Thought for the day

Here’s what I hope is an uplifting thought about the future. There is a chance that as we increasingly fuse our physical, biological and digital worlds, we will slowly start to see that we are not just individuals, but part of something so much greater. We will start to see that everything connects and that we are part of, and in our own way responsible for, a whole that’s not only very big, but totally unique within the known universe.

As the Buddhist said to the hot dog vendor: “make me one with everything.”

Lewis Carroll on Brexit?

“Would you tell me, please, which way I ought to go from here?” asked Alice.                        “That depends a great deal on where you want to get to,” said the Cat.                                     “I don’t much care where –” said Alice.                                                                                     “Then it doesn’t matter which way you go,” said the Cat.
– Lewis Carroll, Alice in Wonderland.

Monday statistic

Last year the number of students taking a creative arts exam in the UK fell by 51,000. Arts subjects, including design, drama and art, now account for only 1 in 12 GCSEs. Four years ago it was 1 in 8. A national scandal.

If we want our children – and our children’s children – to compete with machines that can think, I agree with Lucy Noble, Artistic & Commercial Director of the Royal Albert Hall,  that an arts subject should be compulsory at GCSE, although I’d add philosophy to the list of compulsory subjects too.

Poem on a Sunday

The second in my Poem for a Sunday series.

“Ozymandias” by Percy Bysshe Shelley

I met a traveller from an antique land
Who said: “Two vast and trunkless legs of stone
Stand in the desert . . . Near them, on the sand,
Half sunk, a shattered visage lies, whose frown,
And wrinkled lip, and sneer of cold command,
Tell that its sculptor well those passions read
Which yet survive, stamped on these lifeless things,
The hand that mocked them, and the heart that fed:
And on the pedestal these words appear:
‘My name is Ozymandias, king of kings:
Look on my works, ye Mighty, and despair!’
Nothing beside remains. Round the decay
Of that colossal wreck, boundless and bare
The lone and level sands stretch far away.”

 

 

Explainable AI

I sometimes get asked how I look at things, especially in the sense of how do I know what to notice and what to ignore. My glib answer is often the rule of 3. If 3 people mention the same thing, or I see 3 examples of something in different contexts, I tend to pay attention.
A good example is Explainable AI. Early this year a coder mentioned an idea for what he called ‘software that rusts’. For some unexplainable reason this instantly grabbed my attention. It was somewhat illogical and possibly contradictory, but there was something in the idea. Digital is pristine and identical. But humans like imperfection and uniqueness.

Last week I was taking with some students at the Dyson Lab at Imperial College and we got talking about AI to AI interactions and I came up with the idea of Digital Provenance.

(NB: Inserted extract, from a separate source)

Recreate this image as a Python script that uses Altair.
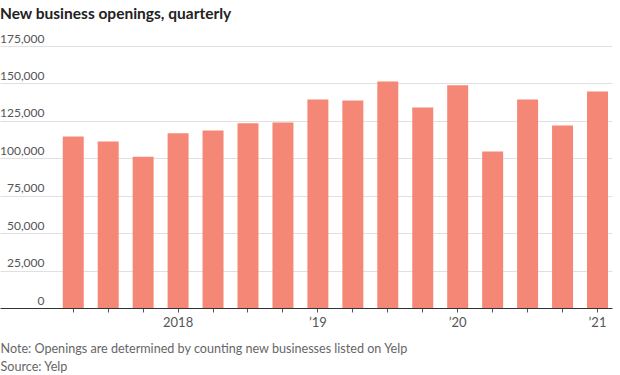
import altair as alt
import pandas as pd

quarters = ["2017 Q2", "2017 Q3", "2017 Q4", "2018 Q1", "2018 Q2", "2018 Q3", "2018 Q4",
            "2019 Q1", "2019 Q2", "2019 Q3", "2019 Q4", "2020 Q1", "2020 Q2", "2020 Q3",
            "2020 Q4", "2021 Q1"]
openings = [114500, 111200, 101100, 116700, 118500, 123400, 123900, 139200,
            138600, 151300, 133900, 148800, 104500, 139200, 121900, 144600]
y_ticks = [0, 25000, 50000, 75000, 100000, 125000, 150000, 175000]

df = pd.DataFrame({"quarter": quarters, "openings": openings})

FONT = "Lato"
label_expr = ("indexof(datum.value,'Q1')>=0 ? (datum.value=='2018 Q1' ? '2018' : "
              "'\u2019' + substring(datum.value,2,4)) : ''")

chart = alt.Chart(df).mark_bar(color="#F48775").encode(
    x=alt.X("quarter:N", sort=quarters,
            scale=alt.Scale(range=[0, 612], paddingInner=0.4, paddingOuter=0.955, align=0.94),
            axis=alt.Axis(
                labelExpr=label_expr, labelAngle=0, labelFont=FONT, labelFontSize=13,
                labelColor="#555555", labelPadding=4, tickSize=4, tickColor="#555555",
                domainColor="#333333", domainWidth=1, grid=False,
                title=["Note: Openings are determined by counting new businesses listed on Yelp",
                       "Source: Yelp"],
                titleAnchor="start", titleAlign="left", titleX=0, titleY=34,
                titleBaseline="top", titleLineHeight=18, titleFont=FONT,
                titleFontSize=12.6, titleFontWeight="normal", titleColor="#666666")),
    y=alt.Y("openings:Q", scale=alt.Scale(domain=[0, 175000], nice=False),
            axis=alt.Axis(values=y_ticks, format=",d", title=None, domain=False,
                          ticks=False, tickSize=0, labelPadding=-44, labelAlign="right",
                          labelBaseline="alphabetic", labelOffset=-4, labelFont=FONT,
                          labelFontSize=12, labelColor="#555555",
                          gridColor="#e0e0e0", gridWidth=1)),
).properties(
    width=620, height=262,
    autosize=alt.AutoSizeParams(type="none"),
    padding={"left": 0, "top": 46, "right": 0, "bottom": 67},
    title=alt.TitleParams("New business openings, quarterly", anchor="start",
                          frame="group", font=FONT, fontSize=15.5, fontWeight="bold",
                          color="#222222", baseline="alphabetic", offset=-2),
).configure_view(stroke=None)

chart.save("out.html", embed_options={"renderer": "svg", "actions": False})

This would be a bit like Blockchain, in the sense that you could see the history of something that was digital, but it would have a far richer and more human storyline. In other words, digital products would be able to reveal where they were coded, but also when? and by whom? In other words, the idea of provenance or ‘farm to fork’ eating transferred to software code or anything that was digital.

Then the day before yesterday I was with some people and the concept of Explainable AI came up. The best way of thinking about this might to think in terms of a black box that can be opened up. I think this will become increasingly important as and when accidents happen with AI and fully autonomous systems. These machines need to explain themselves to us. They need to be able to argue with us over what they did and why and reveal their biases if asked. At the moment most of these AI systems are secret and neither users, regulators or governments can look inside. But if we start trusting our lives with these systems then this has to change.

BTW, since I’m getting into AI, I’d like to highlight a problem that’s been around for centuries – human stupidity. In a sense, the issue going forward isn’t artificial intelligence, it’s real human stupidity. In particular, the human stupidity caused by an overreliance on machines. As Sherry Turkle once said, “what if one of the consequences of machines that think, is people that don’t?” There is a real danger of a culture of learned incompetence and human de-skilling arising from our use of smart machines.

Silly example: I was at London Bridge Station earlier in the week trying to get on the Jubilee Line. The escalators were broken. The queues were horrific. So, I asked why we couldn’t use the escalators. “Because they’re broken” was the response. “But they are steps” I replied. “They still work.” OMG.